# Problem



## Jogi (30. Juni 2001)

Hallo Leute,
kann mir mal einer sagen an was das liegt das meine Internetverbindung
1-2x am Tage automatisch getrent wird? Liegt das an meinem PC oder am Provider? Muß dann jedesmal erst den PC neu starten bevor ich mich wieder einwählen kann.

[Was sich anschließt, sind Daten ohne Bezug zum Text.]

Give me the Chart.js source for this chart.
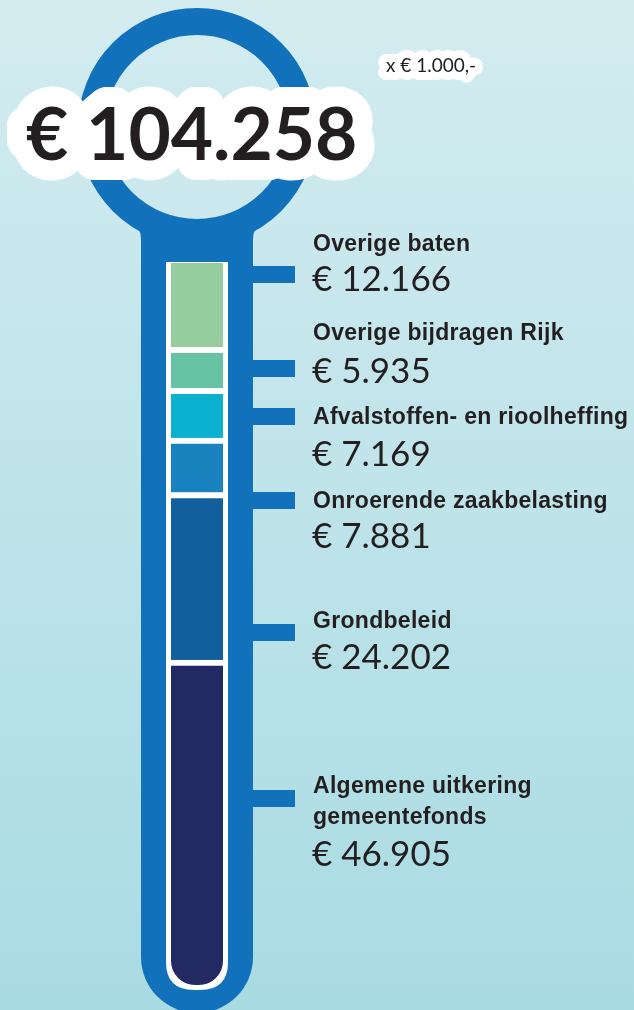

Würde mich über einen Tip freuen.


----------



## Regis (2. Juli 2001)

hast du es mal mit den neuesten treibern versucht?


----------



## Jogi (2. Juli 2001)

> _Original geschrieben von Regis _
> *hast du es mal mit den neuesten treibern versucht? *



Nein noch nicht, werde ich mal versuchen vieleicht geht es dann.
Danke für den Tip.


----------



## Thimo Grauerholz (2. Juli 2001)

ist es immer?
z.b. nach einer bestimmten leerlaufzeit?
wenn ja schaue mal in systemsteuerung - internetoptionen - verbindung - einstellungen - erweitert

schaue da mal nach ob da nen häckchen ist, wenn nicht ist ok, wenn ja weg damit 

ansonsten benutzt du die mitgelieferte software? weil hatte schon bei einem bekannten das problem, das die verbindung unterbrochen wurde, weil dies eine dsl prog nicht aktiv war. (bei 1&1)


----------



## Jogi (2. Juli 2001)

> _Original geschrieben von TTrek _
> *ist es immer?
> z.b. nach einer bestimmten leerlaufzeit?
> wenn ja schaue mal in systemsteuerung - internetoptionen - verbindung - einstellungen - erweitert
> ...



Alles klar, da war ein Häckchen, das war bestimmt das Problem.
Danke für den Rat, were jetzt ja sehen ob es wieder passiert.;-)


----------